Steven Levitt

February 19, 2013

I am Steven Levitt, author of Freakonomics. Ask me anything!

I’m Steve Levitt, University of Chicago economics professor and author of Freakonomics.

Steve Levitt here, and I’ll be answering as many questions as I can starting at noon EST for about an hour. I already answered one favorite reddit question—click here to find out why I’d rather fight one horse-sized duck than 100 duck-sized horses.
You should ask me anything, but I’m hoping we get the chance to talk about my latest pet project, Nearly 10,000 people have flipped coins on major life decisions—such as quitting their jobs, breaking up with their boyfriends, and even getting tattoos—over the past month. Maybe after you finish asking me about my life and work here, you’ll head over to the site to ask a question about yourself.

Proof that it’s me: photo

Update: Thanks everyone! I finally ran out of gas. I had a lot of fun. Drive safely. :)

Will there be a third freakonomics book?

we debated forever, but finally decided to write a third freakonomics book. but it will be different. I think people were getting tired of us after the second book. And for good measure, we are also writing a fourth book, on golf! with Luke Donald and his coach Pat Goss. Believe it or not, that is what gets me out of bed in the morning.

I like the name Threekonomics

That is what my sister Linda thought we should name it.

Looking at the Freakonomics Experiment it seems like there is a large potential for self selection out of the sample if people decide they don't like the result of the coin flip, how do you account for this in the results?

Even if people don't follow the coin toss (we know not everyone will), our experimental design is fine as long as people will still fill out our follow-up surveys. That's why we are offering all sorts of Freako swag, even all-expense paid visits to Chicago to have dinner with me, and thousands of dollars, so people will fill out the surveys.

What is the biggest decision on which you decided to flip a coin?

The biggest decision I've ever made with a coin toss is whether or not to do this ask me anything!

My most eventful coin toss was on my wedding day. My best man gave me a quarter and told me to make a wish and toss the coin into a fountain. I flipped the coin into the fountain, and it hit a rock, and richocheted back at me onto the ground. We didn't take that as such a good omen for my marriage.

Hopefully you had better aim on your honeymoon.

that is funny. well done. eventually we had 3 kids.

What do you think of the studies attributing the decline in crime rates beginning in the 1990s to removal of lead in gasoline?

With respect to lead and crime, I looked into that about a decade ago. I sure couldn't find any evidence. I wrote up my thoughts on the issue on the freako blog a few years back:

A lot of "Freakonomics" focuses on finding hidden variables that influence data when we wouldn't expect so. What is your favorite "hidden variable" you've ever found (published or otherwise)?

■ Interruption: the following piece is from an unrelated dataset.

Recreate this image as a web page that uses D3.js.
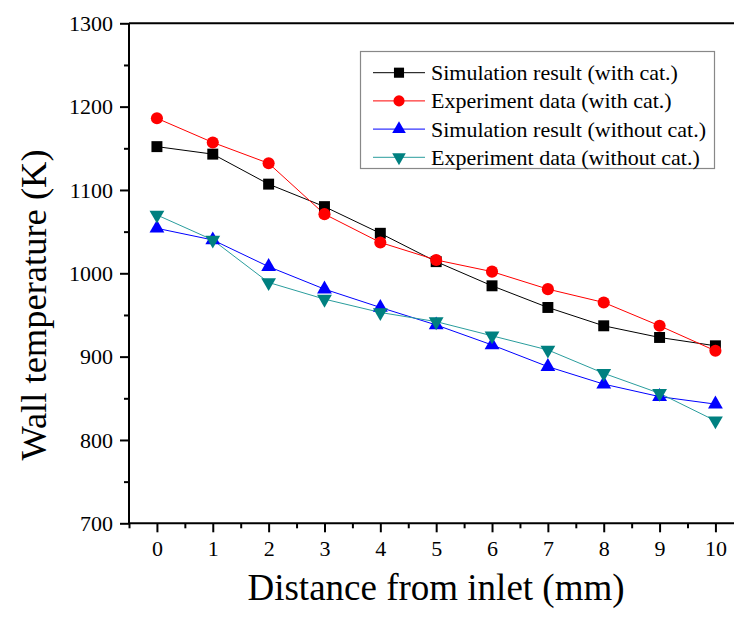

One of my all-time favorite Freako insights was that drunk walking is seven times more dangerous than drunk driving. It is pretty obvious once you think about it, but nobody ever did before us.

MADD and SADD were not big fans, however.

Still an active member of our society that dies because he walks back home drunk, impacts us in many ways.

We should all take a cab.

yes, take a cab, or don't get drunk in the first place!

but as strange as it sounds, if the only two options are walk or drive, I say drive

The failure of that argument is your assumption that 1 in 140 miles are walked drunk simply because 1 in 140 miles are driven drunk.

I was very excited about your result until I noticed this.

Do you think more than 1 in 140 miles are walked drunk? If anything it is less than that, strengthening our argument. Nobody walks long distances drunk.

Trying to show a relationship isn't the same as trying to introduce doubt to that relationship. It doesn't have the same standards of evidence. The skeptic isn't proving anything false; he's demonstrating uncertainty.

Agreed. Nice comment.

Hi Steven,

My friend graduated with a bachelors in Economics 5 years ago and is flipping burgers at McDonald's. I feel like he has given up hope. Do you have any suggestions for him as far as the best jobs to take starting out or something he can pursue in that field?

My basic feeling is that businesses just dont use economic thinking at all. If you can think like a freak, but do it in a business setting, you will have great success.

But you need to get into a job where somebody will listen to you. My best advice is to figure out what you love, and then just be singleminded in your attempt to somehow do something related to it. Even if you don't make a ton of money, at least you will have fun along the way, which is the most important thing in my opinion.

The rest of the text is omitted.